Dissolution d'associations par le gouvernement : de quoi parle-t-on ?
Gérald Darmanin souhaite dissoudre plusieurs associations, dont le Collectif contre l’islamophobie en France (CCIF) et l'ONG Barakacity.
"51 structures associatives verront des visites des services de l’État" dans les jours à venir et "plusieurs d’entre elles seront dissoutes au conseil des ministres", a annoncé Gérald Darmanin au micro d’Europe 1 ce lundi 19 octobre. Après l'assassinat de Samuel Paty, professeur d'histoire-géographie, le ministre de l’Intérieur a déjà annoncé sa volonté de dissoudre le Collectif contre l’islamophobie en France (CCIF) et l’ONG BarakaCity. Mais est-ce aussi simple de dissoudre une association en France ?
La dissolution administrative à l'initiative de l'exécutif
Il y a différentes raisons pour lesquelles une association peut être dissoute. Celle évoquée par Gérald Darmanin est la dissolution administrative, via un décret pris en conseil des ministres, lorsque le gouvernement estime que l’association porte atteinte à l’ordre public. L’association peut former un recours administratif.
Il y a aussi d’autres types de dissolutions : la dissolution volontaire, quand les membres de l’association décident d’y mettre un terme, la dissolution automatique quand l’association a prévu une échéance précise à son activité et enfin la dissolution judiciaire quand l’activité de l’association est jugée illicite par le tribunal de grande instance.
Des critères précis à respecter qui datent pour certains de… 1936
Une procédure de dissolution doit répondre aux critères listés dans le code de la sécurité intérieure. Le texte fondateur de ce code est la loi du 10 janvier 1936 sur les groupes de combat et milices privées. Il avait pour objectif, notamment, de dissoudre les ligues d'extrême droite de l’entre-deux guerres. Cette loi a été abrogée et reprise par l’article L 121-1 du code de la sécurité intérieure le 12 mars 2012 avec des critères bien précis.
Ainsi une association, par décret en conseil des ministres, peut être dissoute, par exemple, si elle provoque des manifestations armées dans la rue, si elle présente le caractère de groupes de combat ou de milices privées, si elle incite à la discrimination, à la haine ou à la violence envers une personne ou un groupe de personnes du fait de leur origine, de leur appartenance ou de leur non-appartenance à une ethnie, une nation, une race ou une religion ou encore si elle se livre sur le territoire français à des agissements en vue de provoquer des actes de terrorisme en France ou à l’étranger.
Des dizaines de dissolutions de mouvements ou groupuscules déjà prononcées
Depuis 1936, la dissolution d'associations a tour à tour concerné des groupuscules d'extrême droite, d'extrême gauche mais aussi des mouvements indépendantistes.
En 2013, après la mort du jeune militant antifasciste Clément Méric, des groupuscules d’extrême droite avaient par exemple été dissous : Troisième Voie et Les jeunesses nationalistes révolutionnaires.
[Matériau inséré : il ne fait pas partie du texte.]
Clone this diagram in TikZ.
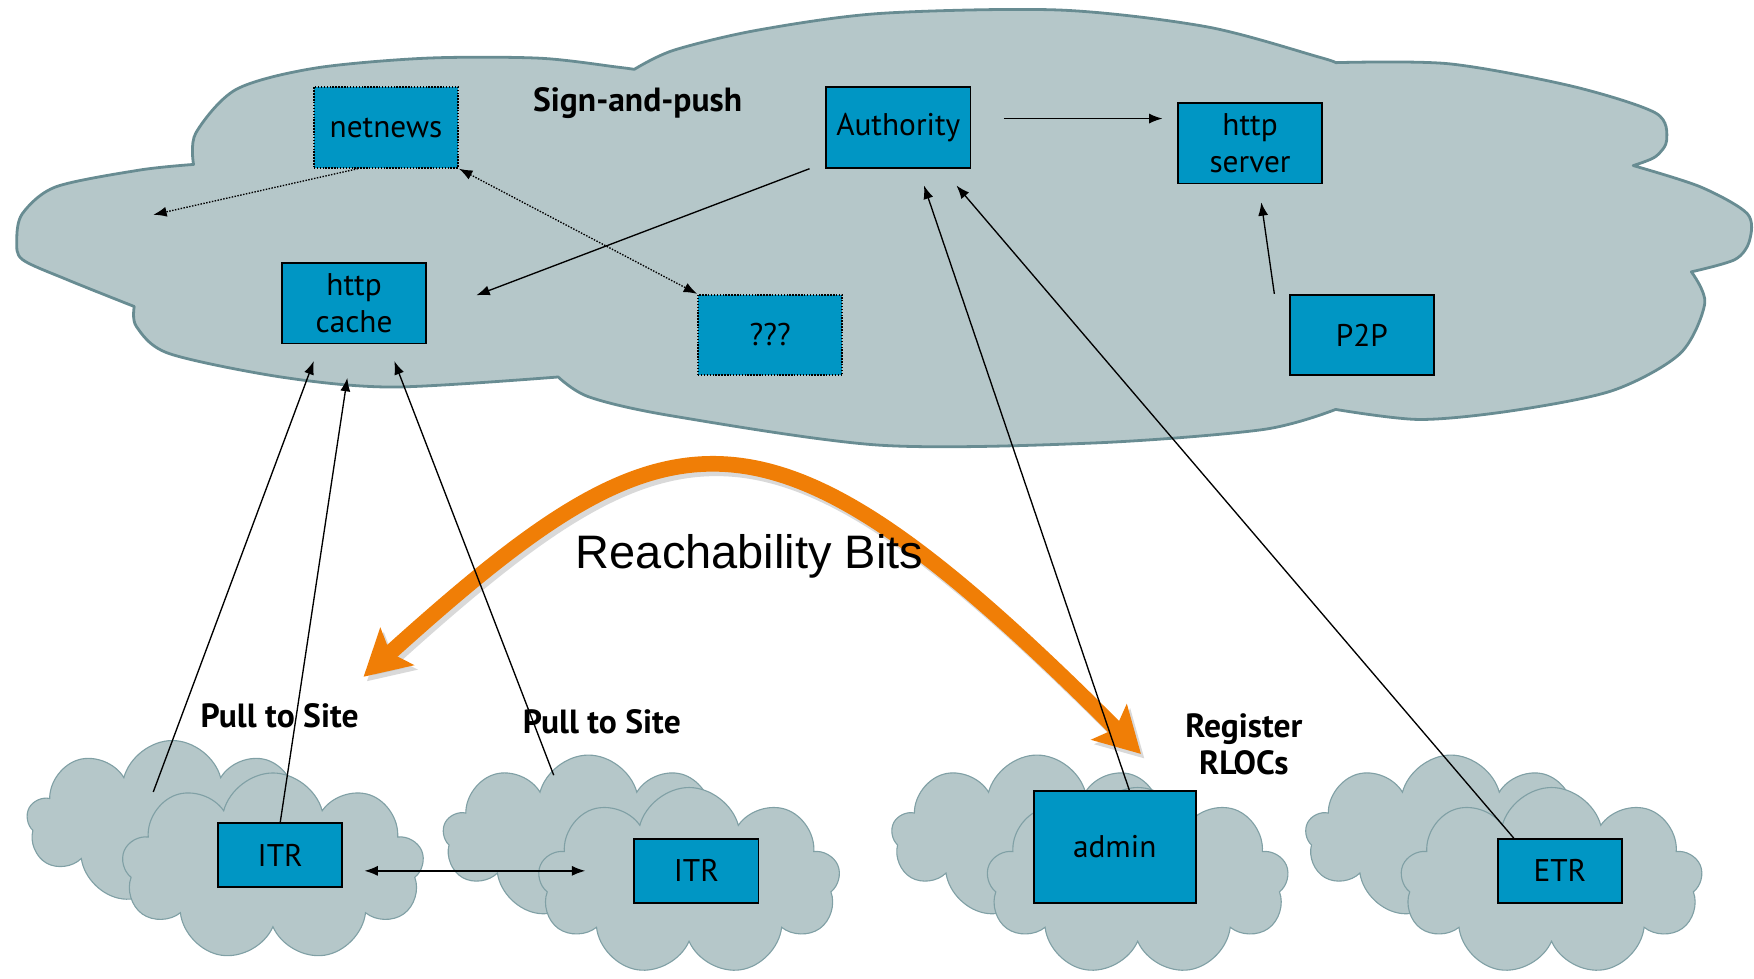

Leur fondateur avait saisi le Conseil d'État pour "abus de pouvoir". La plus haute juridiction administrative avait jugé légale la dissolution de ces deux groupements mais avait annulé la dissolution d'une troisième association, Envie de rêver.
Plus récemment, quatre associations chiites ont été dissoutes. Selon le décret du 20 mars 2019 qui précisait les motifs de la dissolution du Centre Zahra, l'association entre autres, légitimait "de façon régulière le djihad armé" aussi bien "par les prêches dispensés au sein du lieu de culte qu'il abrite que par les écrits mis à la disposition des fidèles et des internautes". Quatre hommes avaient en septembre dernier été placés en garde à vue, soupçonnés d'avoir maintenu l'activité du centre culturel malgré sa dissolution.
Le fait de maintenir ou reconstituer un groupement dissous est passible de trois ans de prison et de 45 000 euros d'amende.